Directions:
In the records below, begin at the line that has "Clone this chart" and stop after the line that has "import * as"; quote those lines verbatim and nothing more.

Task data:
◆ ◆ ◆ ◆ ◆
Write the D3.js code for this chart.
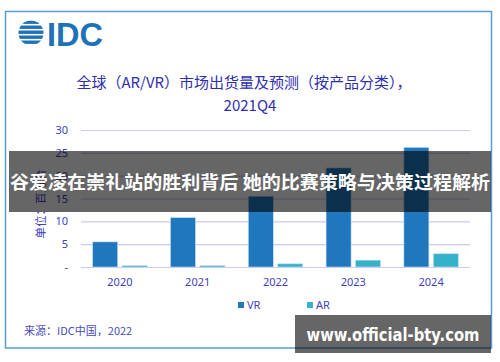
◆ ◆ ◆ ◆ ◆
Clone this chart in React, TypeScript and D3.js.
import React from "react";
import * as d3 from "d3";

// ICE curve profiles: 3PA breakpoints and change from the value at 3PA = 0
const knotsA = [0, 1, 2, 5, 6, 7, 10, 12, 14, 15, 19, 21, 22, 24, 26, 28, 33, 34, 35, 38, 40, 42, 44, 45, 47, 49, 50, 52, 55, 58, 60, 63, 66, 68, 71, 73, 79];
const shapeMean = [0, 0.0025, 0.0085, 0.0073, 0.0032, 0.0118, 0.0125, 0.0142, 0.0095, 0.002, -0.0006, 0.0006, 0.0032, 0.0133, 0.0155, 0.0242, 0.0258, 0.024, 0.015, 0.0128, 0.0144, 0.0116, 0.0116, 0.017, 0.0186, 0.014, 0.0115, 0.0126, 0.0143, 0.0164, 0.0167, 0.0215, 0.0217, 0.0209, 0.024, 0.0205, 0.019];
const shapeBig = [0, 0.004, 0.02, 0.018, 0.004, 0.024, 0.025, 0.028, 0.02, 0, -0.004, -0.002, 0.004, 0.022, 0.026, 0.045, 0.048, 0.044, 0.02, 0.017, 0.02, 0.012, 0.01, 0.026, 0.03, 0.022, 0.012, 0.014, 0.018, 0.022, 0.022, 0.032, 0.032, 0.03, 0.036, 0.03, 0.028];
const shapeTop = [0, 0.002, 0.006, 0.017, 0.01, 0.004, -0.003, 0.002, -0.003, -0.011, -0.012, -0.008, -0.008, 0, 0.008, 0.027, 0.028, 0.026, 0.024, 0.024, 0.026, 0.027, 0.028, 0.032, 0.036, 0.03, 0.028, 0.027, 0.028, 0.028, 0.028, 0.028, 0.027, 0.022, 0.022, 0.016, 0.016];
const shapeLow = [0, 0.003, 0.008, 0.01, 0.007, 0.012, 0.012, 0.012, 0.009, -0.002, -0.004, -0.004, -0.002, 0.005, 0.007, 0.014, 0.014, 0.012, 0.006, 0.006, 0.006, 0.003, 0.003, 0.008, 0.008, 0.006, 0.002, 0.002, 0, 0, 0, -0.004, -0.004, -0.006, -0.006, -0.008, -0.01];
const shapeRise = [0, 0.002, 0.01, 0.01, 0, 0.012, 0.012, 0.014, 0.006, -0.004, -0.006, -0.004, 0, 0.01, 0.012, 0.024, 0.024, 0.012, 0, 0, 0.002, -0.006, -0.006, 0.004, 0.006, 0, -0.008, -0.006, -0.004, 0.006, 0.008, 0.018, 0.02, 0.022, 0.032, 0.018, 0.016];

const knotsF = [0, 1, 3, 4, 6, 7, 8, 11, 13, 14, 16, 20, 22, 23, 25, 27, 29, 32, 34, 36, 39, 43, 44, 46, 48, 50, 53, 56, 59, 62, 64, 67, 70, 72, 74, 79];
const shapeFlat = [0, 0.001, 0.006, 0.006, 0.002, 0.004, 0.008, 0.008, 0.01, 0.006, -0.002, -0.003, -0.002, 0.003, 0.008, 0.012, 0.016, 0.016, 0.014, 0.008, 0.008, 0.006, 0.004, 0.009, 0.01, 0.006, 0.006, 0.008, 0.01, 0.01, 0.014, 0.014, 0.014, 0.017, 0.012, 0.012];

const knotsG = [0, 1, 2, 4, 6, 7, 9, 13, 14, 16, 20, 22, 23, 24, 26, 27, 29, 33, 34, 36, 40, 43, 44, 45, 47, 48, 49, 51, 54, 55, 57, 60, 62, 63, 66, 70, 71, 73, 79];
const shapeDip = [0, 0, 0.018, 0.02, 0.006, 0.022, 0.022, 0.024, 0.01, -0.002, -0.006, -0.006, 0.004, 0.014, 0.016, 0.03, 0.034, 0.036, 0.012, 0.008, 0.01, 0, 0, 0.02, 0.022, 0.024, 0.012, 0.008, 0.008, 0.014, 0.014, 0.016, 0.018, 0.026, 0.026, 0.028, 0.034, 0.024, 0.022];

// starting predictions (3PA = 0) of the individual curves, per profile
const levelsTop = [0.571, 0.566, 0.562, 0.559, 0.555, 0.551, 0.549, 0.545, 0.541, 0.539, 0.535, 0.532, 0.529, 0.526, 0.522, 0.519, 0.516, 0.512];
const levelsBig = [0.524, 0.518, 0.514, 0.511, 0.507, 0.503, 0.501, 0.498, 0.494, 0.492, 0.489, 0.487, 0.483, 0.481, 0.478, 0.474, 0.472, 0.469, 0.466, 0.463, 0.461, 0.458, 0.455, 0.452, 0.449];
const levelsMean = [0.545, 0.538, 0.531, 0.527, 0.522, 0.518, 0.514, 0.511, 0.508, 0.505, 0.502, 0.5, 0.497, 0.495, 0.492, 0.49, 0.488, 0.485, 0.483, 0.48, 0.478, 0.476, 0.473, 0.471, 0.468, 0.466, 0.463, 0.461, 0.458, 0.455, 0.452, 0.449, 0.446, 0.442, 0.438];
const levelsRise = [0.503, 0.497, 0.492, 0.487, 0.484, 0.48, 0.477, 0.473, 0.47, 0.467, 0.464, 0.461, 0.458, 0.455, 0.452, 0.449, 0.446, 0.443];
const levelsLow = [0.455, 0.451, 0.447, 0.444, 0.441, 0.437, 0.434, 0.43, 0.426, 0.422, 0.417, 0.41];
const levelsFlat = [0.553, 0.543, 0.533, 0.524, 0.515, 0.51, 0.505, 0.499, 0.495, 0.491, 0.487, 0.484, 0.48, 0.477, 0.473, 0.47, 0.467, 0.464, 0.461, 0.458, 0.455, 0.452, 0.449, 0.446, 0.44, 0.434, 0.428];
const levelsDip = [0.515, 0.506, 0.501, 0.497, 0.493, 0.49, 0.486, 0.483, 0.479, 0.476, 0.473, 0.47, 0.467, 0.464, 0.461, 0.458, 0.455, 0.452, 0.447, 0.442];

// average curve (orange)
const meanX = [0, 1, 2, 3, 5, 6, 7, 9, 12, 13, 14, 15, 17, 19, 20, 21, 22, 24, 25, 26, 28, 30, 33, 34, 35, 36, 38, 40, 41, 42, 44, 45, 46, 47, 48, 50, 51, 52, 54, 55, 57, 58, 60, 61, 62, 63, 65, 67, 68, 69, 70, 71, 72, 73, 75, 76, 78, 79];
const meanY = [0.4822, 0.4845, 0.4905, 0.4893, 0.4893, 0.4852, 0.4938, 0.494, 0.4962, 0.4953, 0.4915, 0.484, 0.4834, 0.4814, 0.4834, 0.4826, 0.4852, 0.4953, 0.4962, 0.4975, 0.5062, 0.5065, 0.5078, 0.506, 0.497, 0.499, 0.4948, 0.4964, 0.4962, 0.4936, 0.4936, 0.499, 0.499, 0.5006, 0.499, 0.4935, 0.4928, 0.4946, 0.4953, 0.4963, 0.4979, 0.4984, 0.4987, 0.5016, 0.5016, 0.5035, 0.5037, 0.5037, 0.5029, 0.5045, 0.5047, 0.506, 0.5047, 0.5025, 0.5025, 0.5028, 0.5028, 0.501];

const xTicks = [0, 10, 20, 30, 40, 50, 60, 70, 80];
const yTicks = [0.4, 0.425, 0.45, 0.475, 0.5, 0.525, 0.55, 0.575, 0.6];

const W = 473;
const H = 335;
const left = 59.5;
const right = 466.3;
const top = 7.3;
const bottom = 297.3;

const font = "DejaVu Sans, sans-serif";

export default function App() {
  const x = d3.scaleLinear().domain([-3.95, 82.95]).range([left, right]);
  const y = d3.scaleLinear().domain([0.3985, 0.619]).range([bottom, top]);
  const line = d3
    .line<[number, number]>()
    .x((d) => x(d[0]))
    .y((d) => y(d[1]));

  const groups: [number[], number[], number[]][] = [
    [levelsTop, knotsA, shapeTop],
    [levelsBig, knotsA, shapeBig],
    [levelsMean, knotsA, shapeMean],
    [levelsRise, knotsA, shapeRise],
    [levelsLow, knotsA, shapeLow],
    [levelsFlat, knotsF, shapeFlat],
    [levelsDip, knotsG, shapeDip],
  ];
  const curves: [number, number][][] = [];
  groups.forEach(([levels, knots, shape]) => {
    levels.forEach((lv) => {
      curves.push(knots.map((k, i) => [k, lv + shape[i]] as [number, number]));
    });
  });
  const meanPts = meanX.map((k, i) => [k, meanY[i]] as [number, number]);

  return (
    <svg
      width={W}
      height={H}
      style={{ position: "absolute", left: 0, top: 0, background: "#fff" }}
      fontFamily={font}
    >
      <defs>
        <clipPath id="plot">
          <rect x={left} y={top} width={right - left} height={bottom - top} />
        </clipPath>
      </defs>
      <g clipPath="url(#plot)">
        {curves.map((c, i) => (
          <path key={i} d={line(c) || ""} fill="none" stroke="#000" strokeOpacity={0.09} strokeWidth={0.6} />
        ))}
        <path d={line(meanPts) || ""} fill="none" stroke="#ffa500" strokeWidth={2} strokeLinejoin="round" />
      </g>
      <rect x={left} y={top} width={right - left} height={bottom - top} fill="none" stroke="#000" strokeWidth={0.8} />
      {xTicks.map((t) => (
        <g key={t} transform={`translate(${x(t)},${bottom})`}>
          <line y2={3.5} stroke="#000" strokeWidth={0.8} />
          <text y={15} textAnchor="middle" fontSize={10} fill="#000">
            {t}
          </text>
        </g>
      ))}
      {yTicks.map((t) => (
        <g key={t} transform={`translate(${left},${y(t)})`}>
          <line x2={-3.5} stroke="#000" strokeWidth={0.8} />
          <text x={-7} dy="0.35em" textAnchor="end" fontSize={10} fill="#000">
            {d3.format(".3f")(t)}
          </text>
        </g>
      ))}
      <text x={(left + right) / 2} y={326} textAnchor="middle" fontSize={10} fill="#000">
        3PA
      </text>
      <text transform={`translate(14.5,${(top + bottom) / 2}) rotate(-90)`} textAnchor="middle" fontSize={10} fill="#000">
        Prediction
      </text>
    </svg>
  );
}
◆ ◆ ◆ ◆ ◆
Task answer:
Clone this chart in React, TypeScript and D3.js.
import React from "react";
import * as d3 from "d3";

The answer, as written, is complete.